After the initial assessment, translate findings into a live scorecard that can be reviewed quarterly with suppliers. The scorecard should display capacity utilization, defect trends, and improvement activity, along with any red flags that require action. Use a color-coded, objective framework to minimize negotiation bias and promote accountability. Share performance results with internal stakeholders to align engineering, sourcing, and operations functions. Establish regular business reviews that focus on risk mitigation, capacity planning, and mutual development goals. The most successful collaborations emerge when both sides view the scorecard as a productive tool, not a punitive instrument. Continuous dialogue helps refine both capacity estimates and quality expectations over time.

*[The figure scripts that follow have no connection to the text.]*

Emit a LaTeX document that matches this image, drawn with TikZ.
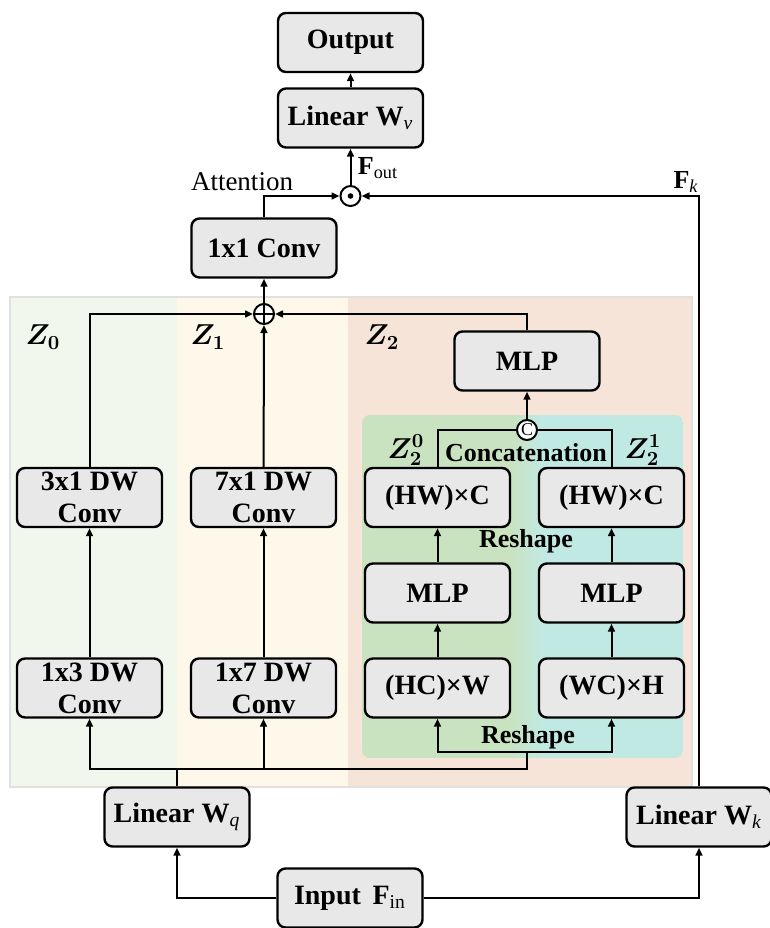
\documentclass[tikz,border=0pt]{standalone}
\usepackage{fontspec}
\setmainfont{Liberation Serif}
\usepackage{bm}
\usepackage{tikz}
\usetikzlibrary{positioning,arrows.meta}

\definecolor{boxFill}{HTML}{E8E8E8}
\definecolor{zoneA}{HTML}{F1F7EC}
\definecolor{zoneB}{HTML}{FEF8EA}
\definecolor{zoneC}{HTML}{F5E4D7}
\definecolor{innerG}{HTML}{C9E2BF}
\definecolor{innerC}{HTML}{C1E9E3}

\begin{document}
\begin{tikzpicture}[x=0.5pt,y=-0.5pt,
  blk/.style={draw=black,line width=1.2pt,fill=boxFill,rounded corners=4pt,
    minimum width=72.5pt,minimum height=29.5pt,inner sep=0pt,align=center,
    font=\fontsize{14}{16}\selectfont\bfseries},
  flow/.style={-{Triangle[length=4pt,width=3.4pt]},line width=1pt},
  wire/.style={line width=1pt},
  op/.style={circle,draw,line width=1pt,fill=white,minimum size=10pt,inner sep=0pt},
  tag/.style={font=\fontsize{13}{15}\selectfont\bfseries,inner sep=1pt},
  zlab/.style={font=\fontsize{14}{16}\selectfont,inner sep=1pt}]
\useasboundingbox (0,0) rectangle (770,928);

% branch zones
\fill[zoneA] (10,297) rectangle (177,787);
\fill[zoneB] (177,297) rectangle (348,787);
\fill[zoneC] (348,297) rectangle (692,787);
\draw[black!12,line width=0.8pt] (10,297) rectangle (692,787);
\begin{scope}
  \clip[rounded corners=4pt] (362,415) rectangle (683,758);
  \fill[innerG] (362,415) rectangle (526,758);
  \fill[innerC] (526,415) rectangle (683,758);
  \shade[left color=innerG,right color=innerC] (510,415) rectangle (542,758);
\end{scope}

% top path
\node[blk] (output) at (350.5,42.5) {Output};
\node[blk] (linv) at (350.5,118) {Linear W\textsubscript{\mdseries\itshape v}};
\node[op] (mult) at (350.5,196) {};
\fill (mult) circle (1.4pt);
\node[blk] (conv) at (264,248) {1x1 Conv};
\node[op] (sum) at (264,314) {};
\draw[line width=1pt] (sum.north) -- (sum.south) (sum.west) -- (sum.east);

% Z0 and Z1
\node[blk] (dw31) at (89.5,497.5) {3x1 DW\\Conv};
\node[blk] (dw13) at (89.5,688) {1x3 DW\\Conv};
\node[blk] (dw71) at (263.5,497.5) {7x1 DW\\Conv};
\node[blk] (dw17) at (263.5,688) {1x7 DW\\Conv};

% Z2
\node[blk] (mlp) at (527,361) {MLP};
\node[op,minimum size=10pt,font=\fontsize{9}{9}\selectfont] (cat) at (527,430) {C};
\node[blk] (hwcA) at (437.5,497.5) {(HW)×C};
\node[blk] (hwcB) at (611.5,497.5) {(HW)×C};
\node[blk] (mlpA) at (437.5,593) {MLP};
\node[blk] (mlpB) at (611.5,593) {MLP};
\node[blk] (hcw) at (437.5,688) {(HC)×W};
\node[blk] (wch) at (611.5,688) {(WC)×H};

% inputs
\node[blk] (linq) at (177,817) {Linear W\textsubscript{\mdseries\itshape q}};
\node[blk] (link) at (699,817) {Linear W\textsubscript{\mdseries\itshape k}};
\node[blk] (inp) at (350,898) {Input\, F\textsubscript{\mdseries in}};

% labels
\node[font=\fontsize{13.5}{15}\selectfont] (attn) at (242,182) {Attention};
\node[font=\fontsize{13}{15}\selectfont] (fout) at (378,168) {\textbf{F}\textsubscript{out}};
\node[font=\fontsize{13}{15}\selectfont] (fk) at (686,182) {\textbf{F}\textsubscript{\itshape k}};
\node[zlab] (z0) at (43,337) {$\bm{Z}_{\bm{0}}$};
\node[zlab] (z1) at (208,337) {$\bm{Z}_{\bm{1}}$};
\node[zlab] (z2) at (382,337) {$\bm{Z}_{\bm{2}}$};
\node[zlab] (z20) at (406,450) {$\bm{Z}_{\bm{2}}^{\bm{0}}$};
\node[zlab] (z21) at (643,450) {$\bm{Z}_{\bm{2}}^{\bm{1}}$};
\node[tag] (concat) at (526,453) {Concatenation};
\node[tag] (reshU) at (526,541) {Reshape};
\node[tag] (reshL) at (528,737) {Reshape};

% connectors
\coordinate (qbus) at (177,769);
\coordinate (rbus) at (527,752);
\draw[wire] (linq.north) -- (qbus);
\draw[flow] (qbus) -| (dw13.south);
\draw[flow] (qbus) -| (dw17.south);
\draw[wire] (qbus) -| (rbus);
\draw[flow] (rbus) -| (hcw.south);
\draw[flow] (rbus) -| (wch.south);
\draw[flow] (dw13) -- (dw31);
\draw[flow] (dw17) -- (dw71);
\draw[flow] (hcw) -- (mlpA);
\draw[flow] (mlpA) -- (hwcA);
\draw[flow] (wch) -- (mlpB);
\draw[flow] (mlpB) -- (hwcB);
\draw[wire] (hwcA.north) |- (cat.west);
\draw[wire] (hwcB.north) |- (cat.east);
\draw[flow] (cat) -- (mlp);
\draw[flow] (dw31.north) |- (sum.west);
\draw[flow] (dw71) -- (sum);
\draw[flow] (mlp.north) |- (sum.east);
\draw[flow] (sum) -- (conv);
\draw[flow] (conv.north) |- (mult.west);
\draw[flow] (link.north) |- (mult.east);
\draw[flow] (mult) -- (linv);
\draw[flow] (linv) -- (output);
\draw[flow] (inp.west) -| (linq.south);
\draw[flow] (inp.east) -| (link.south);
\end{tikzpicture}
\end{document}
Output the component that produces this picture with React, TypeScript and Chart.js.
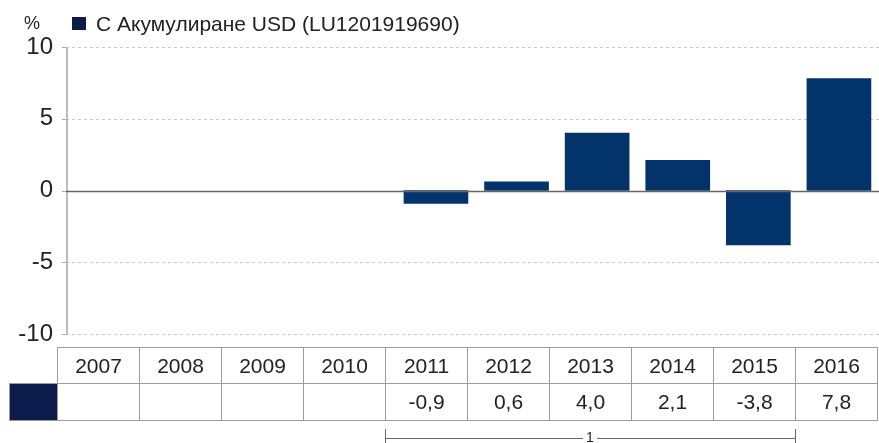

Finally, embed the assessment process into supplier onboarding and annual re-certifications. Create a transparent timeline for data refreshes, audits, and improvement milestones. Develop templates for data requests, audit findings, and corrective action plans to ensure consistency across suppliers. By institutionalizing evaluation, hardware startups reduce the chance of escalation during scale-up and shorten the time from supplier selection to full production. A rigorous, repeatable approach also improves investor confidence, because the quantifiable metrics clearly demonstrate procurement maturity, risk awareness, and a commitment to long-term quality and reliability. The end result is a supply network that supports rapid growth without compromising product integrity or customer satisfaction.